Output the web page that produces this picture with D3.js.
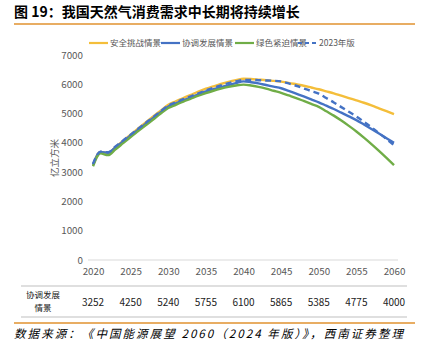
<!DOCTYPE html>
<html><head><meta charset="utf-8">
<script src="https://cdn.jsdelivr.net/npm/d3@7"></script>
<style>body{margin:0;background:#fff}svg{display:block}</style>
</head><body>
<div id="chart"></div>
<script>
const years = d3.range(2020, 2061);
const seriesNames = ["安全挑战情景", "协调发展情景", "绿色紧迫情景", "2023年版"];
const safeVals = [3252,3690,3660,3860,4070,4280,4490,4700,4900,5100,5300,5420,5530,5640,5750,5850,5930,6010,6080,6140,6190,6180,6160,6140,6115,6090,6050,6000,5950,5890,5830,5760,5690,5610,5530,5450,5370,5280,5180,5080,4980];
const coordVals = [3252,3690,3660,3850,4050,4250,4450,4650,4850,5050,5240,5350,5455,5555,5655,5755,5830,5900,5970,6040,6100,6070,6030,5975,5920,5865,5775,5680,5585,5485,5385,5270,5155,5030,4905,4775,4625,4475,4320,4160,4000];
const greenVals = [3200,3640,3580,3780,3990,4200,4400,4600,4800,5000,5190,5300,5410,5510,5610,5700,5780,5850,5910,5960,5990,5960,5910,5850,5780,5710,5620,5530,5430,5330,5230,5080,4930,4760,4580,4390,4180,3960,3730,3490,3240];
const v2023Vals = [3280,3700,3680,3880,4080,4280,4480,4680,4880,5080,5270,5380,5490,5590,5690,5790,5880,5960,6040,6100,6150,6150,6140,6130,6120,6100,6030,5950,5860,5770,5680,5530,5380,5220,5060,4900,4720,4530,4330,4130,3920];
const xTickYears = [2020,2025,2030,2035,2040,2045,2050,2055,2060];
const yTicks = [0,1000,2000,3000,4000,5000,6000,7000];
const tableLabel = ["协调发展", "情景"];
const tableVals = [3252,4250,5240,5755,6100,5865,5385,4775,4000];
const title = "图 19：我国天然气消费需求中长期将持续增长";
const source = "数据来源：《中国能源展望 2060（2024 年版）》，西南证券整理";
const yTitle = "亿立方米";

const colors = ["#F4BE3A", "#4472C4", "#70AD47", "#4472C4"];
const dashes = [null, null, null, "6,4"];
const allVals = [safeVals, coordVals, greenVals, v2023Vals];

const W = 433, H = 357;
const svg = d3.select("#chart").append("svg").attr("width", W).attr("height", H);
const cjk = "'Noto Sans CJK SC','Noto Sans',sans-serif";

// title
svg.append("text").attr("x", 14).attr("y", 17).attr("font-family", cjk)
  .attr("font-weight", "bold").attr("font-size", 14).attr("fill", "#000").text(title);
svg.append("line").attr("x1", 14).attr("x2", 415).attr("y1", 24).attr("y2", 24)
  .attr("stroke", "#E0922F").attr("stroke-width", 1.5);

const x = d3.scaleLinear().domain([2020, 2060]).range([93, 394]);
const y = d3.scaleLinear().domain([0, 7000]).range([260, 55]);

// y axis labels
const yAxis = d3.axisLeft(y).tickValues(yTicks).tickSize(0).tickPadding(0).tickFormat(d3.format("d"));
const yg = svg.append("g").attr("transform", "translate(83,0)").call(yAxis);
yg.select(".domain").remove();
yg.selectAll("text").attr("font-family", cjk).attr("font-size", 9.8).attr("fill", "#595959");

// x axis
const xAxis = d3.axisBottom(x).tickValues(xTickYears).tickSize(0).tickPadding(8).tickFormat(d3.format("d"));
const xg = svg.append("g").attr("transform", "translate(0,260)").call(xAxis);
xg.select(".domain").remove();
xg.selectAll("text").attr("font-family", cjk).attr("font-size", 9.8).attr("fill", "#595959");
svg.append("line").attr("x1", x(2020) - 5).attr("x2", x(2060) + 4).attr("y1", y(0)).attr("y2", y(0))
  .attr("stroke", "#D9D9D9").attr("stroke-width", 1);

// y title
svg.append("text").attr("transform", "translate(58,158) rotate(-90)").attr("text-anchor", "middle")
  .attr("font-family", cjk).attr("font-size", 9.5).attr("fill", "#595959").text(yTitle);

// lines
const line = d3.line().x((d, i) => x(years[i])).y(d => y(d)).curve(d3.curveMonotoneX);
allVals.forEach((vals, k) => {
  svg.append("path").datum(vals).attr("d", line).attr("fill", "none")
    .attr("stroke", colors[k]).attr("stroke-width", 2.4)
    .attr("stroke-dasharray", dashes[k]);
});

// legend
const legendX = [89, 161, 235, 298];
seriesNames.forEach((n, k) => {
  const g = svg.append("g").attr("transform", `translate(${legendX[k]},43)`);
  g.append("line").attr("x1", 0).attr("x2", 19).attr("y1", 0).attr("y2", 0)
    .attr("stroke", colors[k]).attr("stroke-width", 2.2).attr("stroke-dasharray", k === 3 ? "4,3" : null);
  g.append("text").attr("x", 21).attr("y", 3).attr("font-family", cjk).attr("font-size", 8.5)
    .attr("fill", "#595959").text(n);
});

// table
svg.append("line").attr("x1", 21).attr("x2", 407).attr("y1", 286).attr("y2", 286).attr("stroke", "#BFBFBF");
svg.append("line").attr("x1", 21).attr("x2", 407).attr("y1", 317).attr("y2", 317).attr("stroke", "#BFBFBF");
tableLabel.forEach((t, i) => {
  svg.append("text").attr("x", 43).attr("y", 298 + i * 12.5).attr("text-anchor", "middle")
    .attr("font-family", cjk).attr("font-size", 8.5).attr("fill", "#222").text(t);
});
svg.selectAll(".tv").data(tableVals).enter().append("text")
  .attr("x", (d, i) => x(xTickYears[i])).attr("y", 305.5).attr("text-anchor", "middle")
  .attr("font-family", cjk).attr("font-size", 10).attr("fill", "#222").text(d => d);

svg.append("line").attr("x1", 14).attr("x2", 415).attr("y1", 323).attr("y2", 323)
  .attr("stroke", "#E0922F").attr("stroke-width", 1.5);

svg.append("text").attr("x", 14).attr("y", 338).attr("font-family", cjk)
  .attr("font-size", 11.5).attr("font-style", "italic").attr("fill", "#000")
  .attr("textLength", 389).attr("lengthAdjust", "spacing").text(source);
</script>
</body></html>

========================================================================

Reproduce the data verbatim. Do not carry any picture into the copy.

Output the web page that produces this picture with D3.js.
<!DOCTYPE html>
<html><head><meta charset="utf-8">
<script src="https://cdn.jsdelivr.net/npm/d3@7"></script>
<style>body{margin:0;background:#fff}svg{display:block}</style>
</head><body>
<div id="chart"></div>
<script>
const years = d3.range(2020, 2061);
const seriesNames = ["安全挑战情景", "协调发展情景", "绿色紧迫情景", "2023年版"];
const safeVals = [3252,3690,3660,3860,4070,4280,4490,4700,4900,5100,5300,5420,5530,5640,5750,5850,5930,6010,6080,6140,6190,6180,6160,6140,6115,6090,6050,6000,5950,5890,5830,5760,5690,5610,5530,5450,5370,5280,5180,5080,4980];
const coordVals = [3252,3690,3660,3850,4050,4250,4450,4650,4850,5050,5240,5350,5455,5555,5655,5755,5830,5900,5970,6040,6100,6070,6030,5975,5920,5865,5775,5680,5585,5485,5385,5270,5155,5030,4905,4775,4625,4475,4320,4160,4000];
const greenVals = [3200,3640,3580,3780,3990,4200,4400,4600,4800,5000,5190,5300,5410,5510,5610,5700,5780,5850,5910,5960,5990,5960,5910,5850,5780,5710,5620,5530,5430,5330,5230,5080,4930,4760,4580,4390,4180,3960,3730,3490,3240];
const v2023Vals = [3280,3700,3680,3880,4080,4280,4480,4680,4880,5080,5270,5380,5490,5590,5690,5790,5880,5960,6040,6100,6150,6150,6140,6130,6120,6100,6030,5950,5860,5770,5680,5530,5380,5220,5060,4900,4720,4530,4330,4130,3920];
const xTickYears = [2020,2025,2030,2035,2040,2045,2050,2055,2060];
const yTicks = [0,1000,2000,3000,4000,5000,6000,7000];
const tableLabel = ["协调发展", "情景"];
const tableVals = [3252,4250,5240,5755,6100,5865,5385,4775,4000];
const title = "图 19：我国天然气消费需求中长期将持续增长";
const source = "数据来源：《中国能源展望 2060（2024 年版）》，西南证券整理";
const yTitle = "亿立方米";

const colors = ["#F4BE3A", "#4472C4", "#70AD47", "#4472C4"];
const dashes = [null, null, null, "6,4"];
const allVals = [safeVals, coordVals, greenVals, v2023Vals];

const W = 433, H = 357;
const svg = d3.select("#chart").append("svg").attr("width", W).attr("height", H);
const cjk = "'Noto Sans CJK SC','Noto Sans',sans-serif";

// title
svg.append("text").attr("x", 14).attr("y", 17).attr("font-family", cjk)
  .attr("font-weight", "bold").attr("font-size", 14).attr("fill", "#000").text(title);
svg.append("line").attr("x1", 14).attr("x2", 415).attr("y1", 24).attr("y2", 24)
  .attr("stroke", "#E0922F").attr("stroke-width", 1.5);

const x = d3.scaleLinear().domain([2020, 2060]).range([93, 394]);
const y = d3.scaleLinear().domain([0, 7000]).range([260, 55]);

// y axis labels
const yAxis = d3.axisLeft(y).tickValues(yTicks).tickSize(0).tickPadding(0).tickFormat(d3.format("d"));
const yg = svg.append("g").attr("transform", "translate(83,0)").call(yAxis);
yg.select(".domain").remove();
yg.selectAll("text").attr("font-family", cjk).attr("font-size", 9.8).attr("fill", "#595959");

// x axis
const xAxis = d3.axisBottom(x).tickValues(xTickYears).tickSize(0).tickPadding(8).tickFormat(d3.format("d"));
const xg = svg.append("g").attr("transform", "translate(0,260)").call(xAxis);
xg.select(".domain").remove();
xg.selectAll("text").attr("font-family", cjk).attr("font-size", 9.8).attr("fill", "#595959");
svg.append("line").attr("x1", x(2020) - 5).attr("x2", x(2060) + 4).attr("y1", y(0)).attr("y2", y(0))
  .attr("stroke", "#D9D9D9").attr("stroke-width", 1);

// y title
svg.append("text").attr("transform", "translate(58,158) rotate(-90)").attr("text-anchor", "middle")
  .attr("font-family", cjk).attr("font-size", 9.5).attr("fill", "#595959").text(yTitle);

// lines
const line = d3.line().x((d, i) => x(years[i])).y(d => y(d)).curve(d3.curveMonotoneX);
allVals.forEach((vals, k) => {
  svg.append("path").datum(vals).attr("d", line).attr("fill", "none")
    .attr("stroke", colors[k]).attr("stroke-width", 2.4)
    .attr("stroke-dasharray", dashes[k]);
});

// legend
const legendX = [89, 161, 235, 298];
seriesNames.forEach((n, k) => {
  const g = svg.append("g").attr("transform", `translate(${legendX[k]},43)`);
  g.append("line").attr("x1", 0).attr("x2", 19).attr("y1", 0).attr("y2", 0)
    .attr("stroke", colors[k]).attr("stroke-width", 2.2).attr("stroke-dasharray", k === 3 ? "4,3" : null);
  g.append("text").attr("x", 21).attr("y", 3).attr("font-family", cjk).attr("font-size", 8.5)
    .attr("fill", "#595959").text(n);
});

// table
svg.append("line").attr("x1", 21).attr("x2", 407).attr("y1", 286).attr("y2", 286).attr("stroke", "#BFBFBF");
svg.append("line").attr("x1", 21).attr("x2", 407).attr("y1", 317).attr("y2", 317).attr("stroke", "#BFBFBF");
tableLabel.forEach((t, i) => {
  svg.append("text").attr("x", 43).attr("y", 298 + i * 12.5).attr("text-anchor", "middle")
    .attr("font-family", cjk).attr("font-size", 8.5).attr("fill", "#222").text(t);
});
svg.selectAll(".tv").data(tableVals).enter().append("text")
  .attr("x", (d, i) => x(xTickYears[i])).attr("y", 305.5).attr("text-anchor", "middle")
  .attr("font-family", cjk).attr("font-size", 10).attr("fill", "#222").text(d => d);

svg.append("line").attr("x1", 14).attr("x2", 415).attr("y1", 323).attr("y2", 323)
  .attr("stroke", "#E0922F").attr("stroke-width", 1.5);

svg.append("text").attr("x", 14).attr("y", 338).attr("font-family", cjk)
  .attr("font-size", 11.5).attr("font-style", "italic").attr("fill", "#000")
  .attr("textLength", 389).attr("lengthAdjust", "spacing").text(source);
</script>
</body></html>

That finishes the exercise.